Supporting businesses is a goal of Leland’s TDA, which has a grant program that encourages people who host events through their businesses, like The HOP, that build tourism opportunities.
 
“We have an open-for-business model that is willing to support private ventures.,” Brooks said. “Our grant program is not limited to nonprofits; if it is going to draw tourists, it is open to private businesses.”
 
Brooks explains that the ever-increasing popularity of distilleries and breweries are businesses welcome to apply for the grants and will be included in the TDA promotions.
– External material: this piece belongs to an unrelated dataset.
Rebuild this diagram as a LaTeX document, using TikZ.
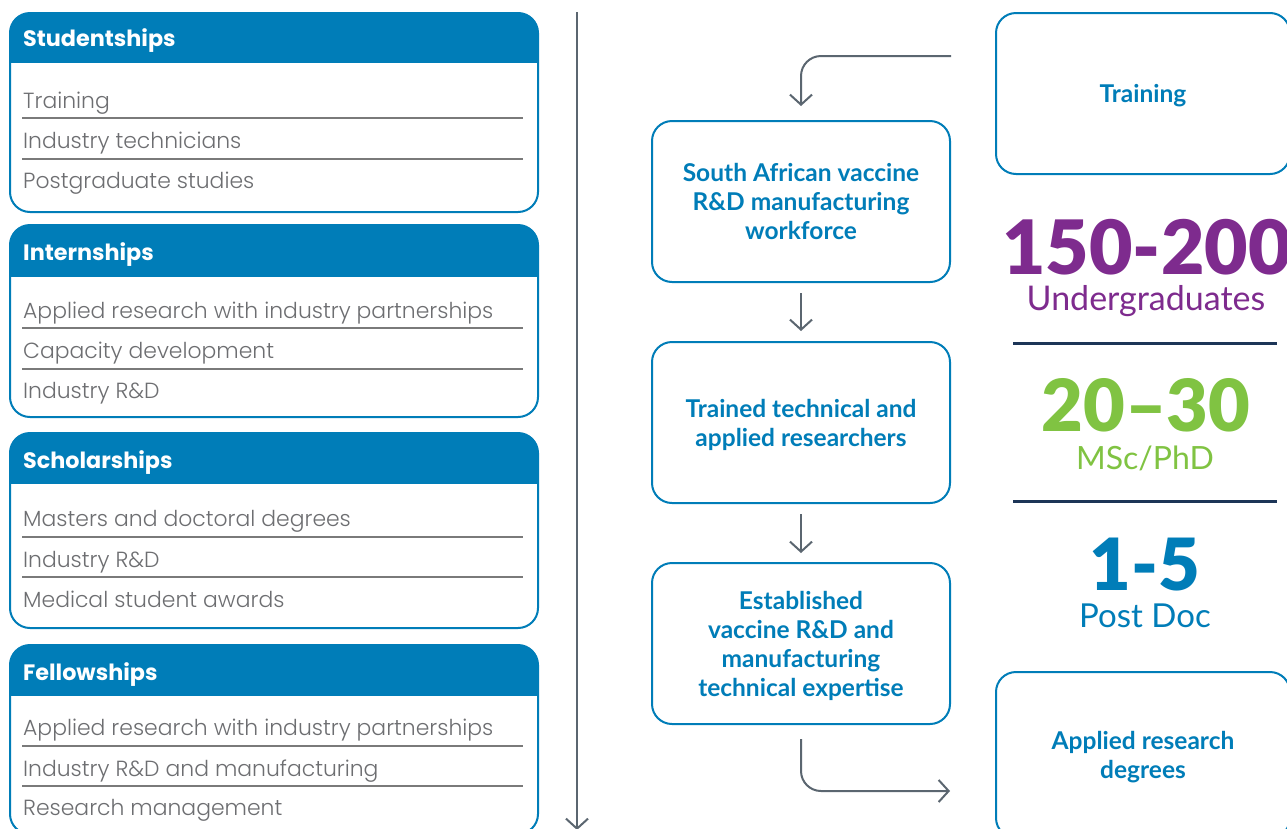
\documentclass[tikz,border=0pt]{standalone}
\usepackage{fontspec}
\setmainfont{Lato}
\IfFontExistsTF{Lato Black}{\newfontfamily\numfont{Lato Black}}{\newcommand\numfont{\bfseries}}
\newfontfamily\listfont{Poppins}
\IfFontExistsTF{Poppins Light}{\newfontfamily\itemfont{Poppins Light}}{\newcommand\itemfont{\listfont}}
\usetikzlibrary{arrows.meta}
\usetikzlibrary{positioning}

\definecolor{hdrblue}{HTML}{007DB8}
\definecolor{itemgray}{HTML}{6D6E71}
\definecolor{rulegray}{HTML}{7A7A7A}
\definecolor{arrowgray}{HTML}{5B6670}
\definecolor{statpurple}{HTML}{7E2B8E}
\definecolor{statgreen}{HTML}{80C342}
\definecolor{navy}{HTML}{1C3557}

\tikzset{
  boxline/.style={draw=hdrblue, line width=2pt, rounded corners=20pt},
  hdr/.style={anchor=base west, text=white, inner sep=0pt, font=\listfont\fontsize{22.3}{24}\selectfont\bfseries},
  item/.style={anchor=base west, text=itemgray, inner sep=0pt, font=\itemfont\fontsize{21.9}{25}\selectfont},
  sep/.style={draw=rulegray, line width=1.5pt},
  flowbox/.style={draw=hdrblue, line width=2pt, rounded corners=20pt, minimum width=298pt, minimum height=161pt, align=center, text=hdrblue, text depth=-6pt, font=\fontsize{24.5}{29}\selectfont\bfseries},
  flow/.style={draw=arrowgray, line width=2pt, -{Straight Barb[length=10pt,width=22pt]}},
  bignum/.style={anchor=base, inner sep=0pt, font=\numfont\fontsize{72}{80}\selectfont},
  numlabel/.style={anchor=base, inner sep=0pt, font=\fontsize{32}{36}\selectfont},
  divider/.style={draw=navy, line width=3pt}
}

\begin{document}
\begin{tikzpicture}[x=1pt,y=-1pt]
\useasboundingbox (0,0) rectangle (1287,828);
\fill[white] (0,0) rectangle (1287,828);

% Studentships
\begin{scope}
\clip[rounded corners=20pt] (10,13) rectangle (538,212);
\fill[hdrblue] (10,13) rectangle (538,63);
\end{scope}
\draw[boxline] (10,13) rectangle (538,212);
\node[hdr] (stud) at (23,46) {Studentships};
\node[item] (stud1) at (23,108) {Training};
\draw[sep] (22,118) -- (523,118);
\node[item] (stud2) at (23,148) {Industry technicians};
\draw[sep] (22,159) -- (523,159);
\node[item] (stud3) at (23,188) {Postgraduate studies};

% Internships
\begin{scope}
\clip[rounded corners=20pt] (10,225) rectangle (538,417);
\fill[hdrblue] (10,225) rectangle (538,277);
\end{scope}
\draw[boxline] (10,225) rectangle (538,417);
\node[hdr] (intern) at (23,260) {Internships};
\node[item] (intern1) at (23,318) {Applied research with industry partnerships};
\draw[sep] (22,328) -- (523,328);
\node[item] (intern2) at (23,358) {Capacity development};
\draw[sep] (22,369) -- (523,369);
\node[item] (intern3) at (23,398) {Industry R\&D};

% Scholarships
\begin{scope}
\clip[rounded corners=20pt] (10,433) rectangle (538,628);
\fill[hdrblue] (10,433) rectangle (538,484);
\end{scope}
\draw[boxline] (10,433) rectangle (538,628);
\node[hdr] (schol) at (23,468) {Scholarships};
\node[item] (schol1) at (23,526) {Masters and doctoral degrees};
\draw[sep] (22,537) -- (523,537);
\node[item] (schol2) at (23,567) {Industry R\&D};
\draw[sep] (22,577) -- (523,577);
\node[item] (schol3) at (23,607) {Medical student awards};

% Fellowships
\begin{scope}
\clip[rounded corners=20pt] (10,645) rectangle (538,834);
\fill[hdrblue] (10,645) rectangle (538,696);
\end{scope}
\draw[boxline] (10,645) rectangle (538,834);
\node[hdr] (fellow) at (23,680) {Fellowships};
\node[item] (fellow1) at (23,735) {Applied research with industry partnerships};
\draw[sep] (22,746) -- (523,746);
\node[item] (fellow2) at (23,776) {Industry R\&D and manufacturing};
\draw[sep] (22,786) -- (523,786);
\node[item] (fellow3) at (23,815) {Research management};

% timeline
\coordinate (axtop) at (577,12);
\coordinate (axbot) at (577,830);
\draw[flow] (axtop) -- (axbot);

% pipeline
\node[flowbox] (workforce) at (801,201.5) {South African vaccine\\R\&D manufacturing\\workforce};
\node[flowbox] (trained) at (801,422.5) {Trained technical and\\applied researchers};
\node[flowbox] (expertise) at (801,643.5) {Established\\vaccine R\&D and\\manufacturing\\technical expertise};

\node[flowbox, minimum width=294pt] (training) at (1143,93.5) {Training};
\node[flowbox, minimum width=294pt, minimum height=166pt] (degrees) at (1143,755) {Applied research\\degrees};

\coordinate (loopin) at (951,56);
\coordinate (loopout) at (950,791);
\draw[flow, rounded corners=20pt] (loopin) -| ([yshift=14pt]workforce.north);
\draw[flow] ([yshift=-10pt]workforce.south) -- ([yshift=10pt]trained.north);
\draw[flow] ([yshift=-10pt]trained.south) -- ([yshift=9pt]expertise.north);
\draw[flow, rounded corners=20pt] ([yshift=-14pt]expertise.south) |- (loopout);

% numbers
\node[bignum, text=statpurple, font=\numfont\fontsize{75}{80}\selectfont] (ugnum) at (1147,274) {150-200};
\node[numlabel, text=statpurple, font=\fontsize{34}{36}\selectfont] (ug) at (1146,310) {Undergraduates};
\draw[divider] (1013,343) -- (1277,343);
\node[bignum, text=statgreen] (pgnum) at (1146,431) {20–30};
\node[numlabel, text=statgreen] (pg) at (1145,469) {MSc/PhD};
\draw[divider] (1013,501) -- (1277,501);
\node[bignum, text=hdrblue] (pdnum) at (1145,590) {1-5};
\node[numlabel, text=hdrblue, font=\fontsize{33}{36}\selectfont] (pd) at (1145,627) {Post Doc};
\end{tikzpicture}
\end{document}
Private business ventures that have events as part of their business plans are also encouraged to apply.
 
Meanwhile, pickleball’s popularity continues to grow.
 
Popular among retirees, the sport has gained momentum in all age groups.
 
“You can pick it up fairly easily, and it’s not just retirees; it’s the youth too,” Holloman said. “Pickleball is being taught in a lot of schools too.”
 
The HOP offers courses to learn to play pickleball and promotes what Holloman calls, “level play,” where players are matched by similar abilities so they’re not discouraged.
 
“We have all levels from beginners all the way up to professionals,” Holloman said.
 
In addition to being a fun sport, pickleball is also a great way to meet new people.
 
“The key to pickleball is it’s a very social sport and very easy to engage with others,” Holloman said.
 
Where many communities may have private pickleball courts that are open to only community residents, The HOP is opened to players from all over the area.
 
Not only is the sport recruiting tourists and residents, it serves as a way to maintain them. Holloman tells of three women who were not enjoying living in the area and considering moving back North until they discovered pickleball.
 
“I can’t overemphasize the social side of the sport. It creates the growth,” Holloman said.
 
“We have neighborhood sections at The HOP where different neighborhoods can meet up and bring in food and just play and enjoy each other’s company,” he said.
 
As part of the TDA board, Holloman says pickleball is bringing people “across the bridge” and serving as an economic asset.
 
“People who live in Leland were always crossing the bridge to Wilmington all the time, but now there’s a reason to come to Leland,” Holloman said. “Now we’ve got a lot of people coming from Wilmington and coming across the bridge the other way.”
 
Pickleball is now a major feature of Brunswick Forest’s Coastal Discovery Tour, which introduces out-of-towners to the area. The HOP was recently featured on UNC-TV, and will be featured in Our State magazine early next year.
 
Leland’s TDA has even featured the sport in three separate tourism promotion videos.
 
“We have a lot of growth going on here,” Holloman said, “and pickleball is a great tool.”